NOVA SCOTIA’S LAUTHER LOVING REGINA
Photo: CFL.ca |
By: Joey Smith
Truro Chronicle Herald
TRURO, NS – Brett Lauther enjoyed a great deal of individual success this season but would have traded it all for a shot at the Grey Cup.
The Truro native and placekicker for the Saskatchewan Roughriders had his CFL season come to an end Nov. 11 when the Riders lost 23-18 to the Winnipeg Blue Bombers in a West Division semifinal.
“It’s something that I’m definitely not over yet and I don’t think any of the guys out here are,” Lauther said last week. “It’s definitely still stinging, a home loss like that when we went 9-2 down the stretch; we just didn’t get the job done.
“If we could have won the Grey Cup this year I would have traded in every single award, anything I ever won for a shot at the Grey Cup, really.”
Lauther said time will heal the pain of losing, and eventually he will be able to look back on the season and be proud of what he accomplished against seemingly long odds.
The 28-year-old, who played high school football in Truro and university football at Saint Mary’s in Halifax, was a stalwart for the Riders. He had a 90 per cent success rate on field goals — the second-highest single-season success rate in team history — as he connected on 54 of 60 attempts and was the team’s nominee for Most Outstanding Canadian and Most Outstanding Special Teams Player.

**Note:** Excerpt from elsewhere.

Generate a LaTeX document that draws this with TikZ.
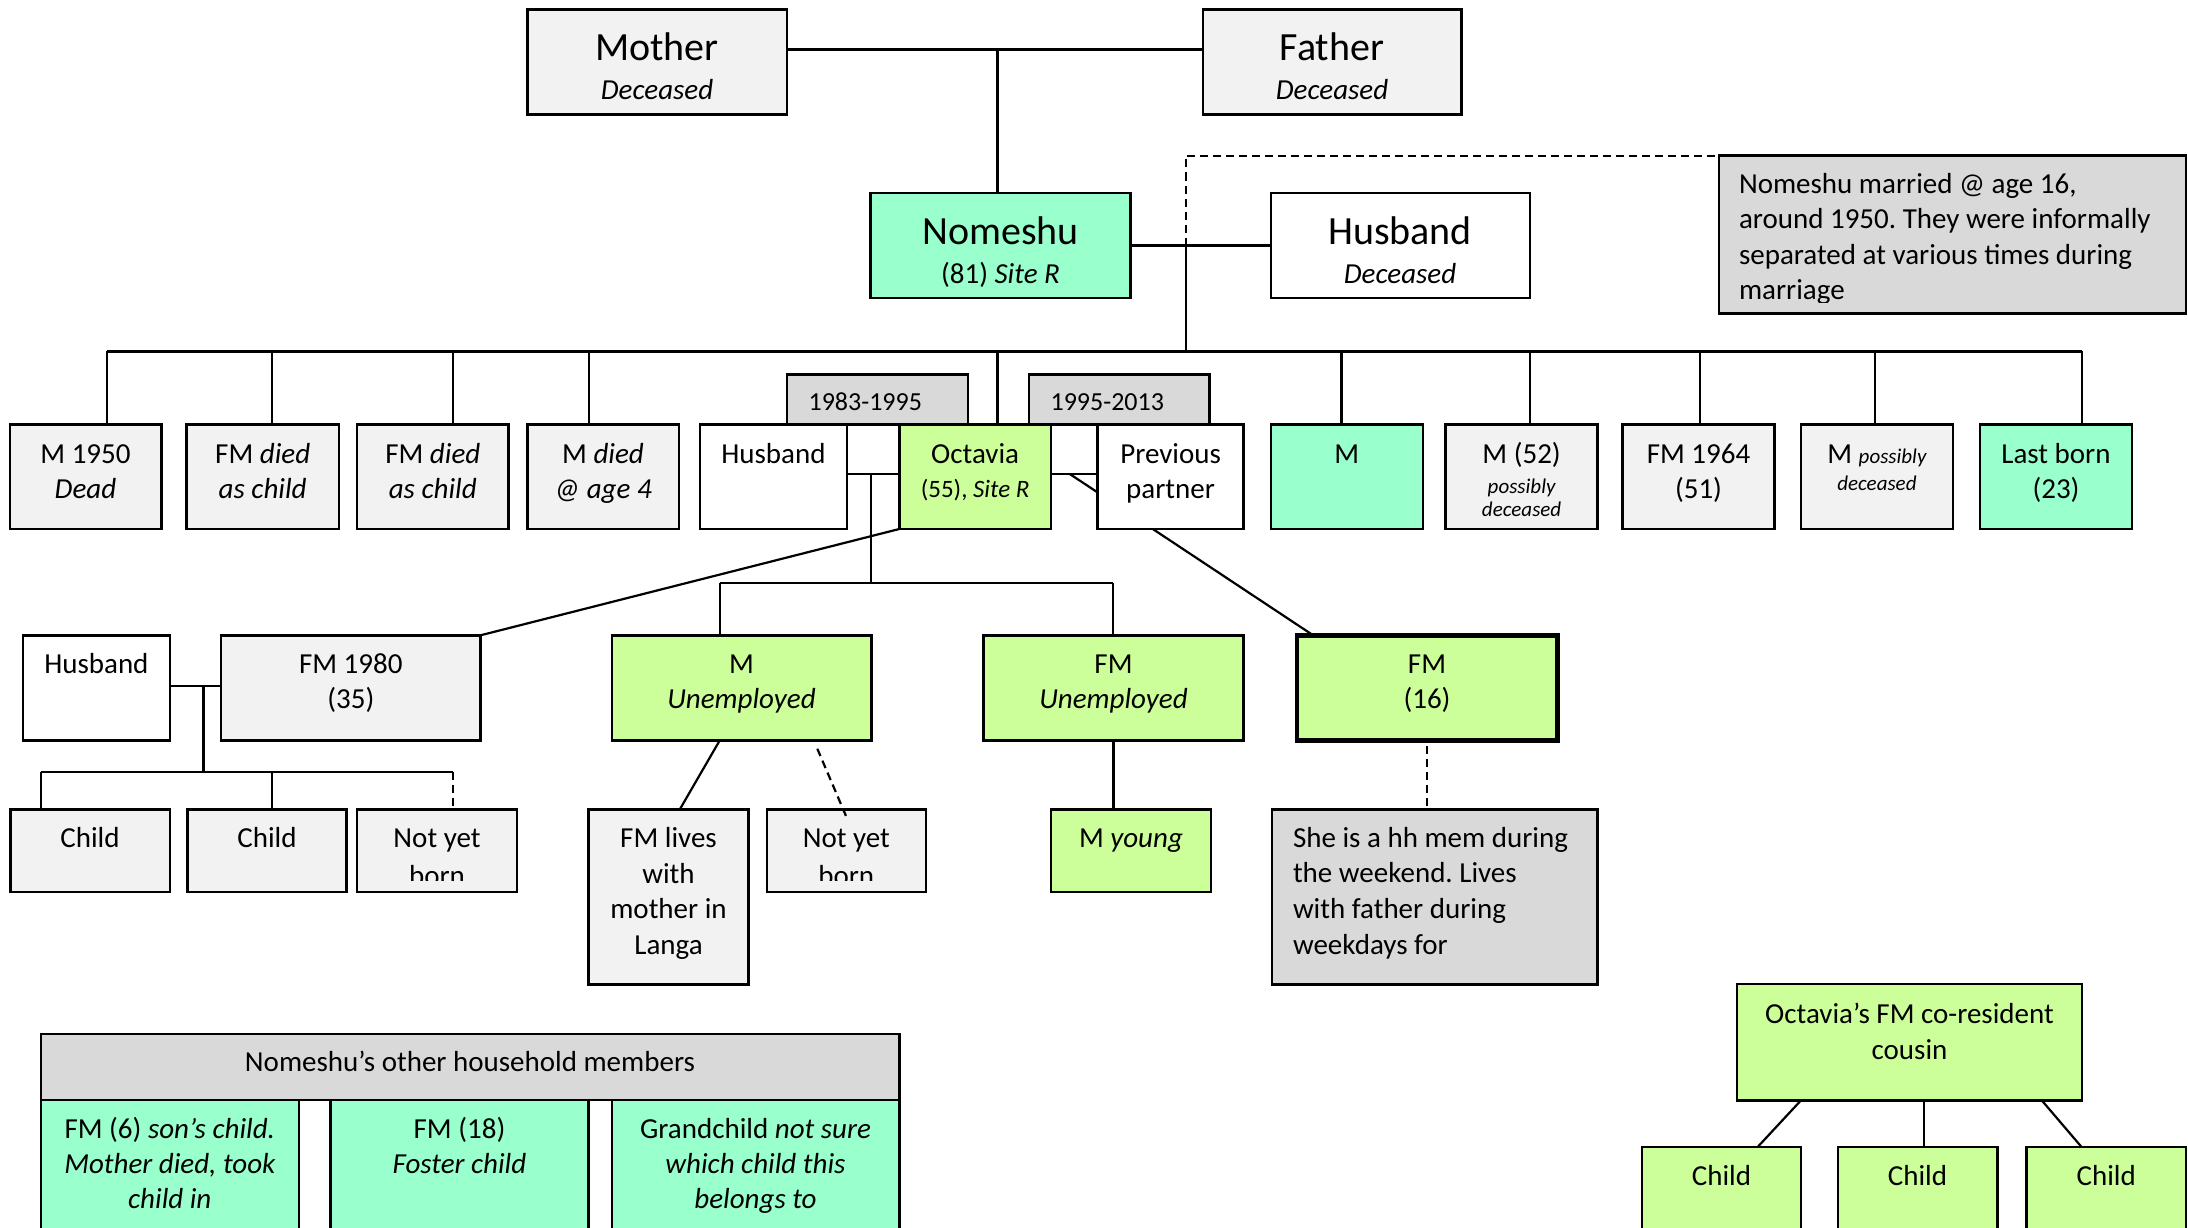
\documentclass[tikz,border=0pt]{standalone}
\usepackage{fontspec}
\setmainfont{Carlito}
\usetikzlibrary{fit,backgrounds}
\frenchspacing
\definecolor{boxgray}{HTML}{F2F2F2}
\definecolor{notegray}{HTML}{D9D9D9}
\definecolor{mint}{HTML}{99FFCC}
\definecolor{lime}{HTML}{CCFF99}
\newcommand\fBig{\fontsize{40}{48}\selectfont}
\newcommand\fMed{\fontsize{29}{35.7}\selectfont}
\newcommand\fLab{\fontsize{26}{31}\selectfont}
\newcommand\fSite{\fontsize{25}{30}\selectfont}
\newcommand\fTiny{\fontsize{21}{25}\selectfont}
% a box spanning (x1,y1)-(x2,y2)
\newcommand\bx[6]{\node[#1, fit={(#3,#4) (#5,#6)}] (#2) {};}
% one line of text, centred or left-aligned on its baseline
\newcommand\tcen[5]{\node[txt, anchor=base, font=#4] (#1) at (#2,#3) {#5};}
\newcommand\tlft[5]{\node[txt, anchor=base west, font=#4] (#1) at (#2,#3) {#5};}
\begin{document}
\begin{tikzpicture}[x=1pt,y=-1pt,
  box/.style={draw=black, line width=2.4pt, inner sep=0pt, outer sep=0pt},
  gbox/.style={box, fill=boxgray},
  nbox/.style={box, fill=notegray},
  mbox/.style={box, fill=mint},
  lbox/.style={box, fill=lime},
  wbox/.style={box, fill=white},
  txt/.style={inner sep=0pt, outer sep=0pt},
  conn/.style={draw=black, line width=2.2pt},
  busline/.style={draw=black, line width=3pt},
  dsh/.style={conn, dash pattern=on 8pt off 5pt}]
\useasboundingbox (0,0) rectangle (2188,1228);
\clip (0,0) rectangle (2188,1228);

% ---------- parents, Nomeshu and her husband ----------
\bx{gbox}{mother}{527.5}{9.6}{787}{114.6}
\bx{gbox}{father}{1202.7}{9.6}{1461.5}{114.6}
\bx{mbox}{nomeshu}{870.6}{193.2}{1130.5}{297.9}
\bx{wbox}{husbT}{1270.7}{193.2}{1530}{297.9}
\bx{nbox}{note1}{1719}{155.7}{2186}{313.6}

\tcen{motherA}{657}{60.7}{\fBig}{Mother}
\tcen{motherB}{657}{99.5}{\fMed\itshape}{Deceased}
\tcen{fatherA}{1332}{60.7}{\fBig}{Father}
\tcen{fatherB}{1332}{99.5}{\fMed\itshape}{Deceased}
\tcen{nomA}{1000.5}{244}{\fBig}{Nomeshu}
\tcen{nomB}{1000.5}{283.5}{\fMed}{(81) \textit{Site R}}
\tcen{husTA}{1400}{244}{\fBig}{Husband}
\tcen{husTB}{1400}{283.5}{\fMed\itshape}{Deceased}
\begin{scope}
  \clip (1719,155.7) rectangle (2186,302);
  \tlft{noteA}{1739}{193.9}{\fMed}{Nomeshu married @ age 16,}
  \tlft{noteB}{1739}{228.9}{\fMed}{around 1950. They were informally}
  \tlft{noteC}{1739}{264.1}{\fMed}{separated at various times during}
  \tlft{noteD}{1739}{299.3}{\fMed}{marriage}
\end{scope}

% ---------- Nomeshu's children ----------
\bx{gbox}{s1}{9.8}{424.3}{161.3}{529}
\bx{gbox}{s2}{186.6}{424.3}{338.8}{529}
\bx{gbox}{s3}{357}{424.3}{508.6}{529}
\bx{gbox}{s4}{527.5}{424.3}{679}{529}
\bx{nbox}{yrA}{787}{374.6}{968}{424.3}
\bx{nbox}{yrB}{1029}{374.6}{1209.6}{424.3}
\bx{wbox}{husb2}{700}{424.3}{846.7}{529}
\bx{lbox}{oct}{899.3}{424.3}{1050.9}{529}
\bx{wbox}{pp}{1097.6}{424.3}{1243.6}{529}
\bx{mbox}{s6}{1270.7}{424.3}{1422.7}{529}
\bx{gbox}{s7}{1445.6}{424.3}{1597.6}{529}
\bx{gbox}{s8}{1622.6}{424.3}{1774.5}{529}
\bx{gbox}{s9}{1800.9}{424.3}{1952.9}{529}
\bx{mbox}{s10}{1980}{424.3}{2131.9}{529}

\tcen{s1a}{85.5}{463}{\fMed}{M 1950}
\tcen{s1b}{85.5}{498.5}{\fMed\itshape}{Dead}
\tcen{s2a}{262.7}{463}{\fMed}{FM \textit{died}}
\tcen{s2b}{262.7}{498.5}{\fMed\itshape}{as child}
\tcen{s3a}{432.8}{463}{\fMed}{FM \textit{died}}
\tcen{s3b}{432.8}{498.5}{\fMed\itshape}{as child}
\tcen{s4a}{603}{463}{\fMed}{M \textit{died}}
\tcen{s4b}{603}{498.5}{\fMed\itshape}{@ age 4}
\tlft{yrAt}{808.6}{410}{\fLab}{1983-1995}
\tlft{yrBt}{1050.6}{410}{\fLab}{1995-2013}
\tcen{husb2a}{773.4}{463}{\fMed}{Husband}
\tcen{octa}{975.1}{463}{\fMed}{Octavia}
\tcen{octb}{975.1}{497}{\fSite}{(55), \textit{Site R}}
\tcen{ppa}{1170.6}{463}{\fMed}{Previous}
\tcen{ppb}{1170.6}{498.5}{\fMed}{partner}
\tcen{s6a}{1346.7}{463}{\fMed}{M}
\tcen{s7a}{1521.6}{463}{\fMed}{M (52)}
\tcen{s7b}{1521.6}{493}{\fTiny\itshape}{possibly}
\tcen{s7c}{1521.6}{516}{\fTiny\itshape}{deceased}
\tcen{s8a}{1698.5}{463}{\fMed}{FM 1964}
\tcen{s8b}{1698.5}{498.5}{\fMed}{(51)}
\tcen{s9a}{1876.9}{463}{\fMed}{M {\fTiny\itshape possibly}}
\tcen{s9b}{1876.9}{490}{\fTiny\itshape}{deceased}
\tcen{s10a}{2056}{463}{\fMed}{Last born}
\tcen{s10b}{2056}{498.5}{\fMed}{(23)}

% ---------- Octavia's children and grandchildren ----------
\bx{wbox}{husb3}{23}{635.3}{169.8}{740.3}
\bx{gbox}{fm80}{221}{635.3}{480.5}{740.3}
\bx{lbox}{mu}{611.7}{635.3}{871.3}{740.3}
\bx{lbox}{fmu}{983.5}{635.3}{1243.6}{740.3}
\bx{lbox,line width=4.5pt}{fm16}{1297}{635.3}{1557.3}{740.3}

\tcen{husb3a}{96.4}{673}{\fMed}{Husband}
\tcen{fm80a}{350.8}{673}{\fMed}{FM 1980}
\tcen{fm80b}{350.8}{708.7}{\fMed}{(35)}
\tcen{mua}{741.5}{673}{\fMed}{M}
\tcen{mub}{741.5}{708.7}{\fMed\itshape}{Unemployed}
\tcen{fmua}{1113.5}{673}{\fMed}{FM}
\tcen{fmub}{1113.5}{708.7}{\fMed\itshape}{Unemployed}
\tcen{fm16a}{1427}{673}{\fMed}{FM}
\tcen{fm16b}{1427}{708.7}{\fMed}{(16)}

\bx{gbox}{ch1}{10.5}{809.3}{169.8}{891.7}
\bx{gbox}{ch2}{187.3}{809.3}{346.5}{891.7}
\bx{gbox}{nyb1}{357}{809.3}{517}{891.7}
\bx{gbox}{fml}{588.6}{809.3}{748.5}{984.3}
\bx{gbox}{nyb2}{766.7}{809.3}{926}{891.7}
\bx{lbox}{my}{1050.7}{809.3}{1211}{891.7}
\bx{nbox}{note2}{1272}{809.3}{1597.6}{984.3}

\tcen{ch1a}{90}{847.5}{\fMed}{Child}
\tcen{ch2a}{267}{847.5}{\fMed}{Child}
\begin{scope}
  \clip (357,809.3) rectangle (517,880.5);
  \tcen{nyb1a}{437}{847.5}{\fMed}{Not yet}
  \tcen{nyb1b}{437}{885.5}{\fMed}{born}
\end{scope}
\begin{scope}
  \clip (766.7,809.3) rectangle (926,880.5);
  \tcen{nyb2a}{846.3}{847.5}{\fMed}{Not yet}
  \tcen{nyb2b}{846.3}{885.5}{\fMed}{born}
\end{scope}
\tcen{fmla}{668.5}{847.5}{\fMed}{FM lives}
\tcen{fmlb}{668.5}{883}{\fMed}{with}
\tcen{fmlc}{668.5}{918.6}{\fMed}{mother in}
\tcen{fmld}{668.5}{954.3}{\fMed}{Langa}
\tcen{mya}{1131}{847.5}{\fMed}{M \textit{young}}
\tlft{n2a}{1293}{847}{\fMed}{She is a hh mem during}
\tlft{n2b}{1293}{882.7}{\fMed}{the weekend. Lives}
\tlft{n2c}{1293}{918.4}{\fMed}{with father during}
\tlft{n2d}{1293}{954.1}{\fMed}{weekdays for}

% ---------- Octavia's cousin ----------
\bx{lbox}{cous}{1737}{984}{2082}{1100.3}
\bx{lbox}{ck1}{1642}{1146.7}{1801}{1245}
\bx{lbox}{ck2}{1837.7}{1146.7}{1997.3}{1245}
\bx{lbox}{ck3}{2026.4}{1146.7}{2186}{1245}
\tcen{cousa}{1909.5}{1023.3}{\fMed}{Octavia’s FM co-resident}
\tcen{cousb}{1909.5}{1059}{\fMed}{cousin}
\tcen{ck1a}{1721.5}{1185}{\fMed}{Child}
\tcen{ck2a}{1917.5}{1185}{\fMed}{Child}
\tcen{ck3a}{2106.2}{1185}{\fMed}{Child}

% ---------- other household members ----------
\bx{nbox}{hh}{40.7}{1034}{899.3}{1100}
\bx{mbox}{hh1}{40.7}{1100}{298.8}{1245}
\bx{mbox}{hh2}{330.4}{1100}{588.6}{1245}
\bx{mbox}{hh3}{611.7}{1100}{899.3}{1245}
\tcen{hha}{470}{1071.7}{\fMed}{Nomeshu’s other household members}
\tcen{hh1a}{169.8}{1138.3}{\fMed}{FM (6) \textit{son’s child.}}
\tcen{hh1b}{169.8}{1173.3}{\fMed\itshape}{Mother died, took}
\tcen{hh1c}{169.8}{1208.3}{\fMed\itshape}{child in}
\tcen{hh2a}{459.5}{1138.3}{\fMed}{FM (18)}
\tcen{hh2b}{459.5}{1173.3}{\fMed\itshape}{Foster child}
\tcen{hh3a}{755.5}{1138.3}{\fMed}{Grandchild \textit{not sure}}
\tcen{hh3b}{755.5}{1173.3}{\fMed\itshape}{which child this}
\tcen{hh3c}{755.5}{1208.3}{\fMed\itshape}{belongs to}

% dashed link to the unborn child, drawn over the box edge
\draw[dsh] ([xshift=75.8pt,yshift=-8.4pt]mu.south) -- ([yshift=-7.5pt]nyb2.north);

% ---------- connectors ----------
\begin{pgfonlayer}{background}
  % parents to Nomeshu
  \coordinate (mf) at (997.5,49.6);
  \draw[conn,line width=2.8pt] (mother.east |- mf) -- (father.west |- mf);
  \draw[conn] (mf) -- (mf |- nomeshu.north);
  % Nomeshu's marriage
  \draw[conn] (nomeshu.east) -- (husbT.west);
  \coordinate (nh) at (1186,245.5);
  \coordinate (bus) at (1186,351);
  \draw[conn] (nh) -- (bus);
  \draw[dsh] (nh) -- (nh |- note1.north) -- (note1.north west);
  % sibling line
  \coordinate (d1) at (106.6,351);
  \coordinate (d2) at (272.2,351);
  \coordinate (d3) at (453.2,351);
  \coordinate (d4) at (588.6,351);
  \coordinate (d5) at (997.5,351);
  \coordinate (d6) at (1341.5,351);
  \coordinate (d7) at (1530.3,351);
  \coordinate (d8) at (1700.3,351);
  \coordinate (d9) at (1875.2,351);
  \coordinate (d10) at (2082,351);
  \draw[busline] (d1) -- (d10);
  \draw[conn] (d1) -- (d1 |- s1.north);
  \draw[conn] (d2) -- (d2 |- s2.north);
  \draw[conn] (d3) -- (d3 |- s3.north);
  \draw[conn] (d4) -- (d4 |- s4.north);
  \draw[conn] (d5) -- (d5 |- oct.north);
  \draw[conn] (d6) -- (d6 |- s6.north);
  \draw[conn] (d7) -- (d7 |- s7.north);
  \draw[conn] (d8) -- (d8 |- s8.north);
  \draw[conn] (d9) -- (d9 |- s9.north);
  \draw[conn] (d10) -- (d10 |- s10.north);
  % Octavia and her husband
  \coordinate (ho) at (871,474);
  \draw[conn] (husb2.east |- ho) -- (oct.west |- ho);
  \coordinate (kb) at (871,582.7);
  \coordinate (kL) at (720,582.7);
  \coordinate (kR) at (1112.7,582.7);
  \draw[conn] (ho) -- (kb);
  \draw[conn] (kL) -- (kR);
  \draw[conn] (kL) -- (kL |- mu.north);
  \draw[conn] (kR) -- (kR |- fmu.north);
  % Octavia and her previous partner
  \coordinate (op) at (1069.8,474);
  \draw[conn] (oct.east |- op) -- (pp.west |- op);
  \draw[conn] (op) -- ([xshift=-114pt]fm16.north);
  % Octavia's first child
  \draw[conn] (oct.south west) -- (fm80.north east);
  % FM 1980 and her husband
  \coordinate (hf) at (203.4,686.3);
  \coordinate (cb) at (203.4,771.7);
  \coordinate (c1) at (40.7,771.7);
  \coordinate (c2) at (272.2,771.7);
  \coordinate (c3) at (453.2,771.7);
  \draw[conn] (husb3.east |- hf) -- (fm80.west |- hf);
  \draw[conn] (hf) -- (cb);
  \draw[conn] (c1) -- (c3);
  \draw[conn] (c1) -- (c1 |- ch1.north);
  \draw[conn] (c2) -- (c2 |- ch2.north);
  \draw[dsh] (c3) -- (c3 |- nyb1.north);
  % grandchildren
  \draw[conn] ([xshift=-21.7pt]mu.south) -- ([xshift=11.3pt]fml.north);
  \draw[conn] (fmu.south) -- (fmu.south |- my.north);
  \draw[dsh] ([yshift=-5.7pt]fm16.south) -- (fm16.south |- note2.north);
  % cousin's children
  \draw[conn] ([xshift=-108.5pt]cous.south) -- ([xshift=36.4pt]ck1.north);
  \draw[conn] ([xshift=14.2pt]cous.south) -- ([xshift=6.2pt]ck2.north);
  \draw[conn] ([xshift=132.2pt]cous.south) -- ([xshift=-24.9pt]ck3.north);
\end{pgfonlayer}
\end{tikzpicture}
\end{document}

Lauther’s success was even more impressive given the fact he made a return to the CFL this season after a five-year absence. He was drafted in 2013 by Hamilton, but played no more than a handful of games for the Tiger-Cats that year.
However, he felt he belonged in the CFL and continued to work in hopes of getting another shot in professional football. He joined the Riders’ practice squad near the end of the 2017 campaign and competed for the starting job this season. When fellow kicker Tyler Crapigna went down with a season-ending injury on his kicking leg in June, Lauther got his shot.
“I was pretty much trying to give everything I had to make this work because I felt like I could do it, and whenever I put my mind to something that I know I can do, I’m not going to give up on it, so it was a pretty good feeling to be told this year that I was going to get a chance to play,” he said.
Lauther said he fell in love with Regina and the city’s football-crazed fans right from Day 1.
The Roughriders led the league in average attendance with slightly more than 32,000 people going through the turnstiles at Mosaic Stadium during regular-season games.
He said the atmosphere on game days in Regina is like nothing he’s ever experienced.
“I don’t even know how to put it besides it’s honestly psychotic,” he said. “Everyone’s just on board and it’s been years and generations of people growing up being Riders’ fans and they’re so passionate.
“Anyone back home that’s ever out this way, whether I’m on the team or not, and has a chance to come to a game here, they really should because there’s nothing else like it in Canada, that’s for sure.”